To you though, it’s probably not that great of a shot. The only thing that makes it remotely interesting is the subject matter, and they mean very little to you. For me though, it’s a different story. I feel a sense of belonging. It as though someone captured the souls of two people that mean a great deal to me, and froze them in time. I am able to relive that sunny day every time I look it. Reflect on a singular moment, pause a second and in come gushing all the feelings, anxieties of that stage in my life.

Remembrance, can sometimes be a function of photography. For Barthes, photography’s power lies in its ability to force us to think. Its power is its ability to reject today social constraints and structures. Bring forth a kind of peculiarity, a quaint presence, prescience even. Something that you miss dearly. Here you are, in the future, looking all the way back, placing your gaze firmly on the things that mattered. You’re the insect on the wall. Searching. Across an empty and vast plane named time.

If you were born before the year 2000, I promise there’s a physical album of your childhood your parents stashed away. It’s filled with photos from birthday parties, extended family coming to visit, cheeky little trips here and there. You probably also remember family members saying they’ve got to run to Boots or the petrol station because they ‘’ran out of film’. For most people, taking photos was a thing that you did with actual attention. It required planning. You set out to capture memories. Two notable things have changed in personal photography.

The first is that photos can now be taken by every single phone on the market. Even the cheapest phones have camera (albeit a bit shitty). The planning required to “record” a memory is no longer necessary. This has the knock-on effect that you’re less likely to take photos for the purposes of recording stuff. That option is always there, and therefore…constantly recording stuff becomes a futile task. Why take another picture of your mum when you already have a thousand pictures of her? Or when you’ll always have the ability to take pictures, at any moment.
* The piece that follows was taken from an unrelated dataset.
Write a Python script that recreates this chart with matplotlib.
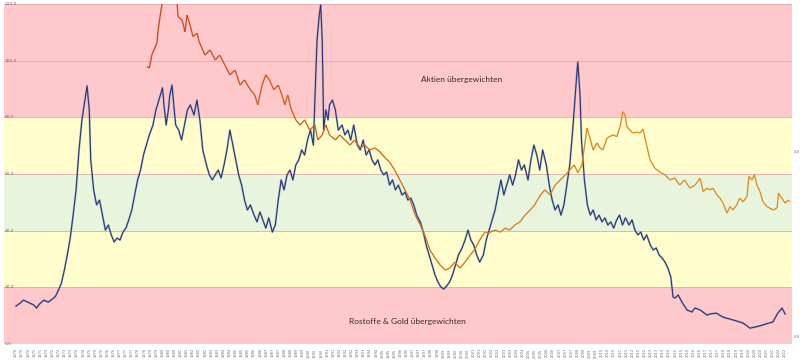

The second is how photography is shared. And this, for me, is perhaps the more significant. There’s a scene in Fincher’s the Social Network where Justin Timberlake’s character (Sean Parker) tells Jesse Eisenberg (who plays Mark Zuckerberg) that social events will be changed forever by Facebook. ‘it is the true digitization of life’, he says. ‘You don’t just go to a party anymore, you go to a party with a digital camera’. He’s right. And it’s true. Digital cameras boomed in popularity around the same time as the social media explosion. And people couldn’t get enough of taking photos in public places. You’d go to a social event, say a party, go home, and then the following morning you’d get a bunch of notifications. You have been tagged in x photos. The private life would now be recorded and presented to all your acquaintances now. So, private life was a public performance under the guise of a private life.

Seeing yourself in photos is not unlike hearing your own voice. There’s a certain creepiness to it. The mirror stage for the grown-up. You see yourself and not as you you, but as an object. Different to you but you at the same time. You become even more aware of your own status as an other. There’s a performance. There’s a wilful acceptance to be turned into a text, that can be read a thousand different ways, by different types of people who are all governed by their own little predilections. Private photos are no longer just being taken for private consumption and to remember. We are now posing in photos with no knowledge of when and who would consume them. Difficult to discern what is just a performance and what isn’t. Not unlike Debord’s “All that was once directly lived has become mere representation”.

You’d be completely missing the point though if you thought that sharing photos online has made them somehow less authentic. Taking photos has always been performative. Predicated on social conventions and what was accepted. Reflect a moment on the key differences between the ways in which photos are shared on Instagram, Twitter, Facebook and Snapchat. Instagram seems to be a purely curated space. Twitter, people share selfies and often short videos of themselves signing along to songs. Facebook’s photos seem to be about social events and us with other people. In all of these places though, we’re trying to present our best foot forward, and that usually requires different techniques and aesthetics.

The aesthetic requirements on these social networks don’t just appear overnight. They’re developed over many years in small communities that reward each other with likes and counter-likes. Pretexts are invented to normalize the sharing of private photos, and the entire thing is made to appear as though is part of a grander culture, much bigger than the individual sharing their photo. These pretexts aren’t too different from the weddings, and the parties that you parents went to in the 80s and 90s to take photos. It’s just that now, we’re living on another plane.